Sabesp announced that it had exceeded its contractual sanitation expansion targets between 2024 and 2025 in its first full year of operation after privatization.

The company connected more than 1.06 million homes to the sewage treatment network, directly benefiting almost 3 million people.

According to Samanta Souza, executive director of Institutional Relations and Sustainability at the company, the volume of investments has increased significantly.

“We are, at this moment, doing four times as much as we did in the pre-privatization period,” he stated.

Until the third quarter of this year, R$10 billion had been invested, more than twice the amount invested in the same period of the previous year.

And to guarantee the sustainability of investments without compromising tariffs, Sabesp has already raised R$18 billion to cover investments until 2026.

The contract provides for a strategy to reduce the tariff impact through Fausp (Support Fund for the Universalization of Sanitation in São Paulo), which received 30% of the resources raised during privatization, in addition to the dividends that the state government receives as a shareholder with an 18% stake in the company.

Samanta explained that the fund establishes a ceiling for the tariff, ensuring that it does not exceed the amount that would be charged by Sabesp as a public company.

Acceleration in the pace of work

The company went from 600 connections sent to sewage per day during the Novo Rio Pinheiros project (2019-2023) to 2,400 connections per day in the post-privatization period.

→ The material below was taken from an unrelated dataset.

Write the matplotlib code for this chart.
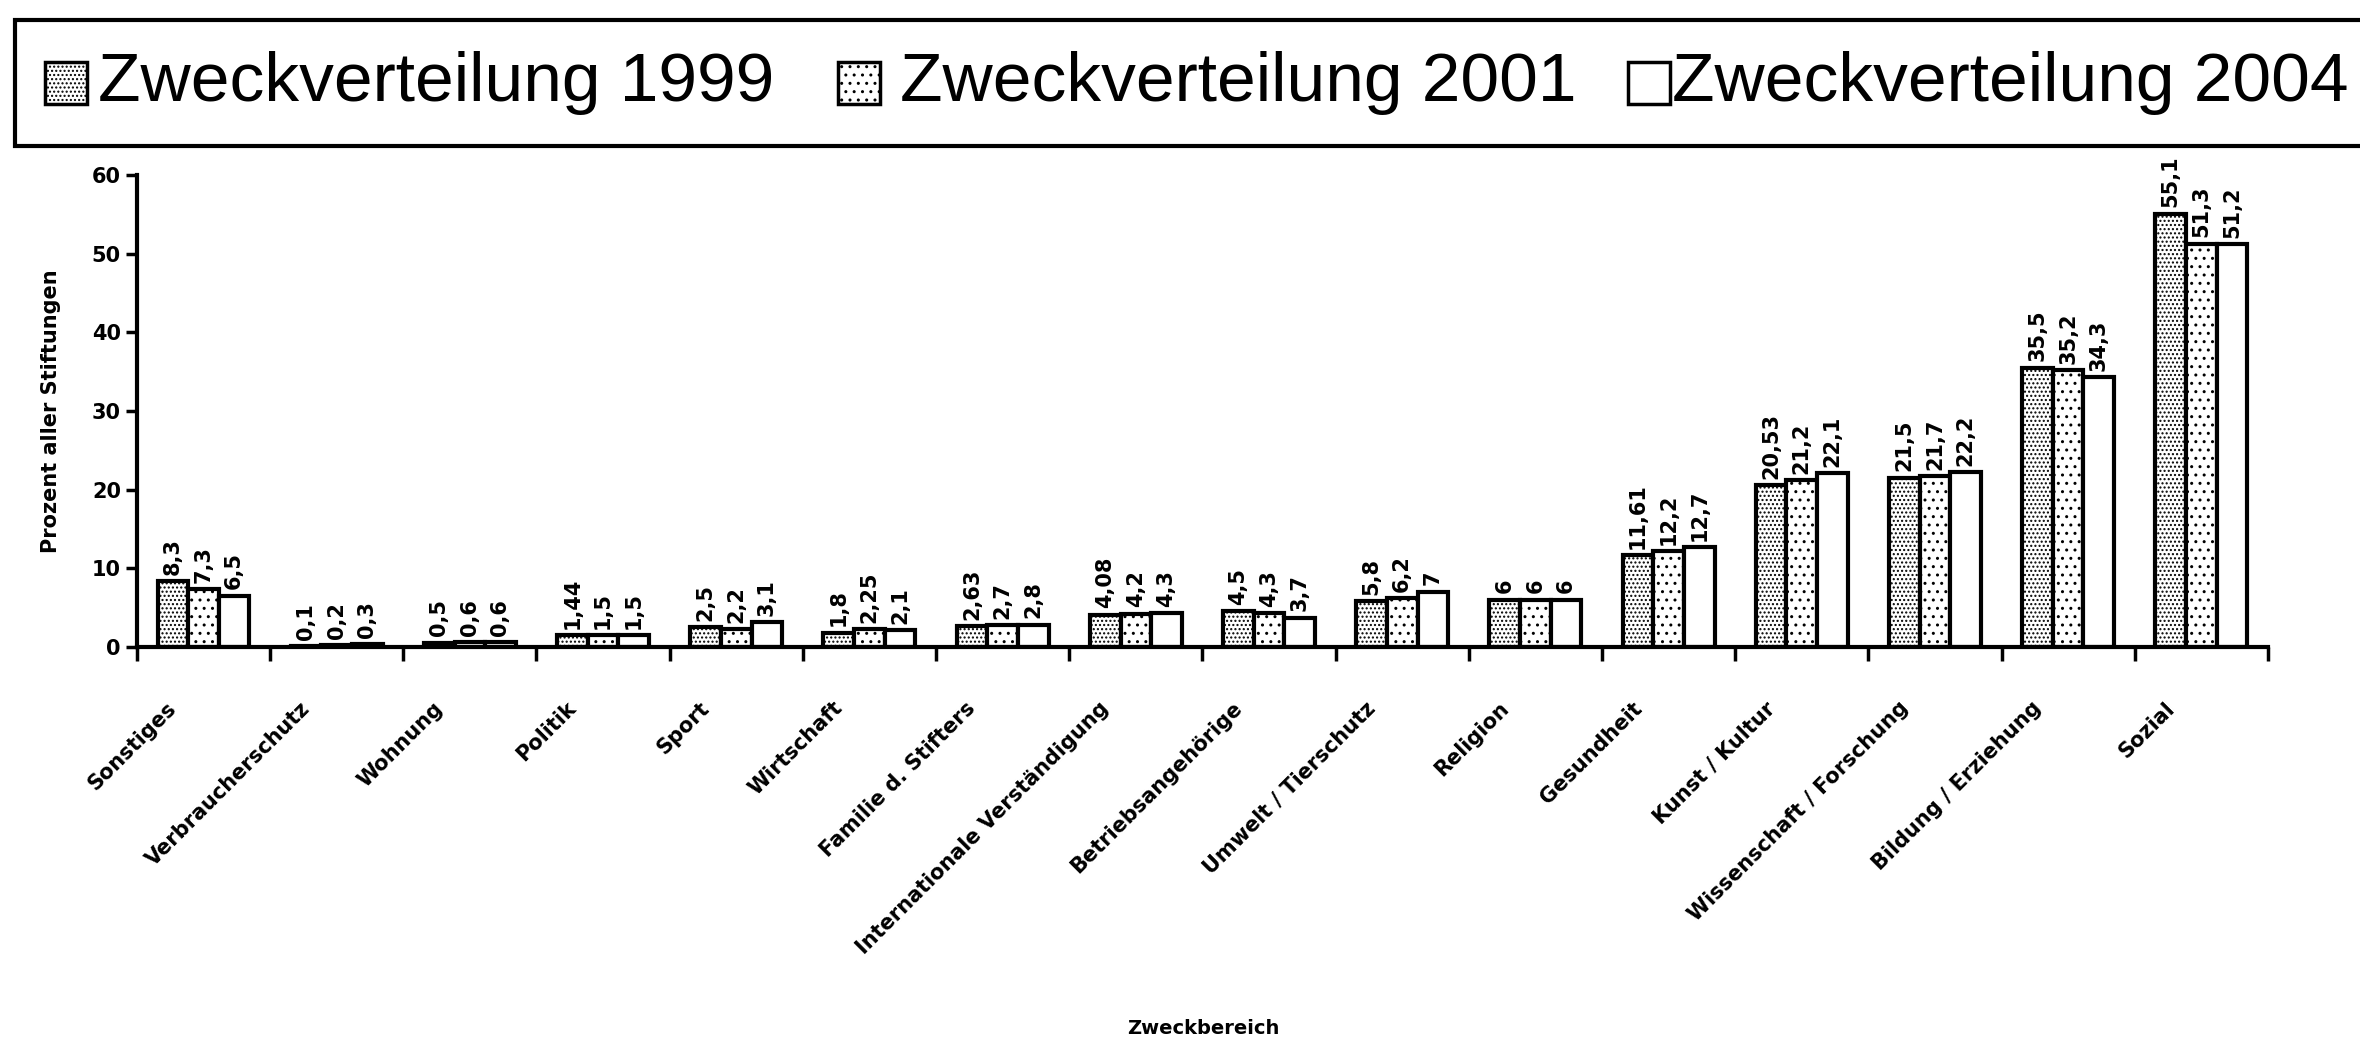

According to Samanta, in addition to the capital, there was an improvement in management: “The contracting regime is no longer a bidding regime that takes around six months, in the best of all worlds, and in the worst case scenario of a year to bid for a work, and we now have bids carried out within 60 days”.

Inclusion of historically underserved areas

A differentiator of the new management model is the concept of “serviceable area”, which includes all regions of the municipality’s concession, whether rural or informal areas.

“One of the premises of the Sabesp privatization project was to bring water and sewage to those who never had access”, highlighted Samanta.

The director mentioned significant advances in informal areas of Baixada Santista, including the beginning of the implementation of services in Vila Gilda, in Santos, considered the largest slum on stilts in Brazil.

“There is a very considerable leap in this direction with the conjunction and union of efforts of the public authorities and the concessionaire to serve this population”, he concluded.